6. Plug in the charger.

When the solution bubbles like coke in a glass it is working properly. If it does not bubble there is a bad connection. When all the rust turns to stuff that looks like black dust it is done. It usually takes 30 minutes to an hour to de-rust a tool that is moderately rusted.

After the process is complete, put on some kitchen gloves and wash off the now de-rusted item with a garden hose. Next rinse the item with boiling water.

Very heavily rusted stuff should not undergo this process. It will come out all pitted.

BTW: I have used a modification of this process to remove rust from the bores of gun barrels.
 
"...want to take off as little metal as possible in the process - and haven't access to sand/media blasting."

I don't really have access to normal sand blasting gear either but wish I did. What I do have is an old home shop air compressor and find it very useful for a lot of reasons. I recently added a small hand held pistol shaped sand blaster "gun", thing with a small sand hopper on top, got it for something like $12-15 from a Harbor Freight Tool store. Using "Play Sand" from Lowes for media, it has been very handy for rust removal on small tools and rusty sheet metal before painting.
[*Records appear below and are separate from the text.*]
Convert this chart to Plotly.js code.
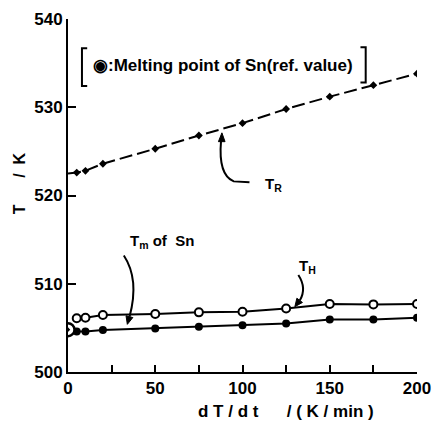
<!DOCTYPE html>
<html><head><meta charset="utf-8">
<script src="https://cdn.plot.ly/plotly-3.0.1.min.js"></script>
<style>body{margin:0;background:#fff}#c{width:432px;height:422px}</style>
</head><body><div id="c"></div>
<script>
// Data
const rateR = [5, 10, 20, 50, 75, 100, 125, 150, 175, 200];
const TR    = [522.6, 522.8, 523.6, 525.3, 526.8, 528.2, 529.8, 531.2, 532.5, 533.8];
const rateH = [5, 10, 20, 50, 75, 100, 125, 150, 175, 200];
const TH    = [506.1, 506.15, 506.45, 506.57, 506.76, 506.83, 507.2, 507.7, 507.66, 507.7];
const rateM = [5, 10, 20, 50, 75, 100, 125, 150, 175, 200];
const TM    = [504.6, 504.6, 504.75, 504.94, 505.13, 505.3, 505.5, 505.96, 505.96, 506.15];
const refX  = [0];
const refT  = [504.8];
const xTicks = [0, 50, 100, 150, 200];
const yTicks = [500, 510, 520, 530, 540];

const F = 'Liberation Sans, Arial, sans-serif';
const traces = [
  {x:[0].concat(rateR), y:[522.5].concat(TR), mode:'lines', line:{color:'#000', width:2, dash:'13px,5px'}, hoverinfo:'skip'},
  {x:rateR, y:TR, mode:'markers', marker:{symbol:'diamond', size:6, color:'#000'}},
  {x:rateH, y:TH, mode:'lines+markers', line:{color:'#000', width:2},
   marker:{symbol:'circle', size:8, color:'#fff', line:{color:'#000', width:2}}},
  {x:rateM, y:TM, mode:'lines+markers', line:{color:'#000', width:2},
   marker:{symbol:'circle', size:8, color:'#000'}},
  {x:refX, y:refT, mode:'markers', marker:{symbol:'circle-dot', size:13, color:'#fff', line:{color:'#000', width:2.5}}}
];

const shapes = [
  // legend brackets
  {type:'path', xref:'paper', yref:'paper', path:'M 0.055 0.917 L 0.040 0.917 L 0.040 0.810 L 0.055 0.810', line:{color:'#000', width:2}},
  {type:'path', xref:'paper', yref:'paper', path:'M 0.838 0.920 L 0.853 0.920 L 0.853 0.820 L 0.838 0.820', line:{color:'#000', width:2}},
  // T_R curved leader + head
  {type:'path', xref:'x', yref:'y', path:'M 104 521.5 L 95 521.6 Q 86 522.3 87.7 526.2', line:{color:'#000', width:2}},
  {type:'path', xref:'x', yref:'y', path:'M 88.2 527.1 L 86.2 526.1 L 90.0 526.1 Z', fillcolor:'#000', line:{color:'#000', width:1}},
  // T_H curved leader + head
  {type:'path', xref:'x', yref:'y', path:'M 132 511.0 Q 137 509.5 132.8 508.1', line:{color:'#000', width:2}},
  {type:'path', xref:'x', yref:'y', path:'M 130 507.4 L 134.35 507.88 L 131.15 508.36 Z', fillcolor:'#000', line:{color:'#000', width:1}},
  // T_m curved leader + head
  {type:'path', xref:'x', yref:'y', path:'M 32 513.2 Q 41 510.5 35.3 506.3', line:{color:'#000', width:2}},
  {type:'path', xref:'x', yref:'y', path:'M 34 505.4 L 37.15 506.17 L 33.25 506.37 Z', fillcolor:'#000', line:{color:'#000', width:1}}
];

const annotations = [
  {xref:'paper', yref:'paper', x:0.445, y:0.868, xanchor:'center', yanchor:'middle', text:'<b>\u25C9:Melting point of Sn(ref. value)</b>', showarrow:false, font:{family:F, size:17, color:'#000'}},
  {x:118, y:521.3, xanchor:'center', yanchor:'middle', text:'<b>T<sub>R</sub></b>', showarrow:false, font:{family:F, size:15, color:'#000'}},
  {x:137, y:511.9, xanchor:'center', yanchor:'middle', text:'<b>T<sub>H</sub></b>', showarrow:false, font:{family:F, size:15, color:'#000'}},
  {x:54, y:514.8, xanchor:'center', yanchor:'middle', text:'<b>T<sub>m</sub> of  Sn</b>', showarrow:false, font:{family:F, size:15, color:'#000'}},
  {xref:'paper', yref:'paper', x:-0.14, y:0.535, xanchor:'center', yanchor:'middle', textangle:-90, text:'<b>T \u00a0\u00a0\u00a0\u00a0 / \u00a0K</b>', showarrow:false, font:{family:F, size:16, color:'#000'}},
  {xref:'paper', yref:'paper', x:0.625, y:-0.113, xanchor:'center', yanchor:'middle', text:'<b>d T / d t \u00a0\u00a0\u00a0\u00a0 / ( K / min )</b>', showarrow:false, font:{family:F, size:17, color:'#000'}}
];

const layout = {
  width:432, height:422,
  margin:{l:68, r:15, t:19, b:50},
  paper_bgcolor:'#fff', plot_bgcolor:'#fff',
  showlegend:false,
  font:{family:F, color:'#000'},
  xaxis:{range:[0,200], tickvals:xTicks, ticks:'inside', ticklen:7, tickwidth:2, tickcolor:'#000',
    showline:true, linewidth:2, linecolor:'#000', showgrid:false, zeroline:false,
    tickfont:{family:F, size:17, color:'#000', weight:'bold'},
    minor:{dtick:25, tick0:0, ticks:'inside', ticklen:7, tickwidth:2, tickcolor:'#000', showgrid:false}},
  yaxis:{range:[500,540], tickvals:yTicks, ticks:'inside', ticklen:8, tickwidth:2, tickcolor:'#000',
    showline:true, linewidth:2, linecolor:'#000', showgrid:false, zeroline:false,
    tickfont:{family:F, size:17, color:'#000', weight:'bold'}},
  shapes:shapes, annotations:annotations
};
Plotly.newPlot('c', traces, layout, {displayModeBar:false, staticPlot:true});
</script></body></html>
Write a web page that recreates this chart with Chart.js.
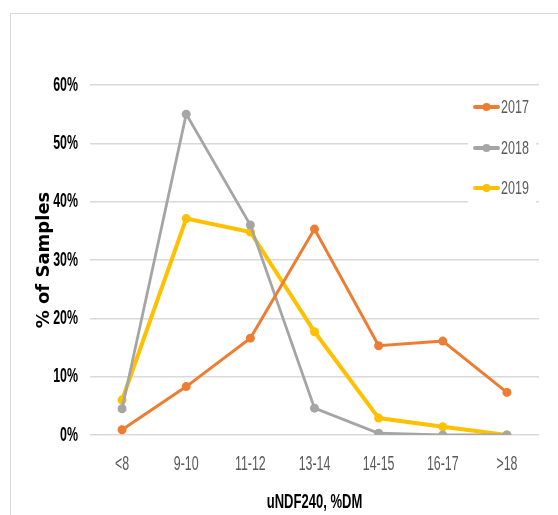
<!DOCTYPE html>
<html><head><meta charset="utf-8">
<script src="https://cdn.jsdelivr.net/npm/chart.js@4"></script>
<style>
html,body{margin:0;padding:0;background:#fff;}
#wrap{position:relative;width:558px;height:515px;overflow:hidden;}
#frame{position:absolute;left:10px;top:13px;width:600px;height:600px;border:1.5px solid #d9d9d9;box-sizing:border-box;}
canvas{position:absolute;left:0;top:0;}
</style></head>
<body>
<div id="wrap"><div id="frame"></div><canvas id="c" width="558" height="515"></canvas></div>
<script>
const categories = ['<8','9-10','11-12','13-14','14-15','16-17','>18'];
const seriesNames = ['2017','2018','2019'];
const values2017 = [0.9, 8.3, 16.6, 35.3, 15.3, 16.1, 7.3];
const values2018 = [4.5, 55.0, 36.0, 4.6, 0.3, 0.0, 0.0];
const values2019 = [6.0, 37.1, 34.8, 17.7, 2.9, 1.4, 0.0];
const yTicks = [0,10,20,30,40,50,60];
const colors = ['#ED7D31','#A5A5A5','#FFC000'];
const widths = [3, 2.8, 4];
const FONT = '"Liberation Sans",Arial,sans-serif';
const SQUEEZE = 0.62;

// Condensed text: scale glyphs horizontally around their anchor point
const condensePlugin = {
  id: 'condense',
  beforeInit(chart) {
    const ctx = chart.ctx;
    const P = CanvasRenderingContext2D.prototype;
    ctx._sx = SQUEEZE;
    ctx.fillText = function(t, x, y, mw) {
      const f = ctx._sx || 1;
      if (f === 1) return mw === undefined ? P.fillText.call(ctx, t, x, y) : P.fillText.call(ctx, t, x, y, mw);
      ctx.save();
      ctx.translate(x, y);
      ctx.scale(f, 1);
      P.fillText.call(ctx, t, 0, 0);
      ctx.restore();
    };
    ctx.measureText = function(t) {
      const m = P.measureText.call(ctx, t);
      const f = ctx._sx || 1;
      return {
        width: m.width * f,
        actualBoundingBoxAscent: m.actualBoundingBoxAscent,
        actualBoundingBoxDescent: m.actualBoundingBoxDescent,
        actualBoundingBoxLeft: m.actualBoundingBoxLeft * f,
        actualBoundingBoxRight: m.actualBoundingBoxRight * f
      };
    };
  },
  afterLayout(chart) {
    const s = chart.scales.y;
    if (!s._patched) {
      const orig = s.drawTitle.bind(s);
      s.drawTitle = function() {
        const ctx = chart.ctx;
        const prev = ctx._sx;
        ctx._sx = 1;
        orig();
        ctx._sx = prev;
      };
      s._patched = true;
    }
  }
};

const legendPlugin = {
  id: 'customLegend',
  afterDraw(chart) {
    const ctx = chart.ctx;
    ctx.save();
    const prev = ctx._sx;
    ctx._sx = 0.66;
    ctx.fillStyle = '#fff';
    ctx.fillRect(468, 92, 68, 113);
    const ys = [107, 148, 188];
    chart.data.datasets.forEach((ds, i) => {
      const y = ys[i];
      ctx.strokeStyle = ds.borderColor;
      ctx.lineWidth = 4;
      ctx.lineCap = 'round';
      ctx.beginPath(); ctx.moveTo(475, y); ctx.lineTo(498, y); ctx.stroke();
      ctx.fillStyle = ds.borderColor;
      ctx.beginPath(); ctx.arc(486.5, y, 4, 0, Math.PI*2); ctx.fill();
      ctx.fillStyle = '#595959';
      ctx.font = '19px ' + FONT;
      ctx.textBaseline = 'middle';
      ctx.textAlign = 'left';
      ctx.fillText(ds.label, 501, y + 1);
    });
    ctx._sx = prev;
    ctx.restore();
  }
};

const allValues = [values2017, values2018, values2019];
new Chart(document.getElementById('c'), {
  type: 'line',
  data: {
    labels: categories,
    datasets: seriesNames.map((n, i) => ({
      label: n,
      data: allValues[i],
      borderColor: colors[i],
      backgroundColor: colors[i],
      borderWidth: widths[i],
      pointRadius: 4.5,
      pointHoverRadius: 4.5,
      pointBorderWidth: 0,
      tension: 0,
      fill: false
    }))
  },
  options: {
    responsive: false,
    animation: false,
    events: [],
    layout: { padding: { top: 85, right: 19, left: 0, bottom: 0 } },
    plugins: { legend: { display: false }, tooltip: { enabled: false } },
    scales: {
      x: {
        offset: true,
        grid: { display: false, drawTicks: false },
        border: { display: false },
        ticks: { color: '#595959', font: { family: FONT, size: 20 }, padding: 17, maxRotation: 0, autoSkip: false },
        title: { display: true, text: 'uNDF240, %DM', color: '#000', font: { family: FONT, size: 21, weight: 'bold' }, padding: { top: 0, bottom: 0 } },
        afterFit(s) { s.height = 80; }
      },
      y: {
        min: 0, max: 60,
        afterBuildTicks(s) { s.ticks = yTicks.map(v => ({ value: v })); },
        grid: { color: '#d9d9d9', lineWidth: 1.5, drawTicks: false },
        border: { display: false },
        ticks: { color: '#000', font: { family: FONT, size: 20, weight: 'bold' }, padding: 12, callback: v => v + '%' },
        title: { display: true, text: '% of Samples', color: '#000', font: { family: '"DejaVu Sans",sans-serif', size: 18, weight: 'bold' }, padding: { top: 34, bottom: 0 } },
        afterFit(s) { s.width = 90; }
      }
    }
  },
  plugins: [condensePlugin, legendPlugin]
});
</script>
</body></html>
Every home handyman needs a small air compressor and impact wrench/ratchet wrench/nail/brad/paint spray guns but few of us can justify the cost of high quality tools for the limited uses we have. Harbor Freight sells mostly Chineese tools but, for my needs at least, they are good enough and the prices are right! I've almost gone broke saving money on tools the last few years and couldn't be happier, home chores are MUCH easier now!

(HF sells inexpensive dial and digital calipers exactly like those sold by the big reloading companies but for as little as $12, on sale, which is often. And they have vib tumblers that look exactly like those from Midway, for $39 on sale, which isn't much better than Midway's sales but...no shipping! ??)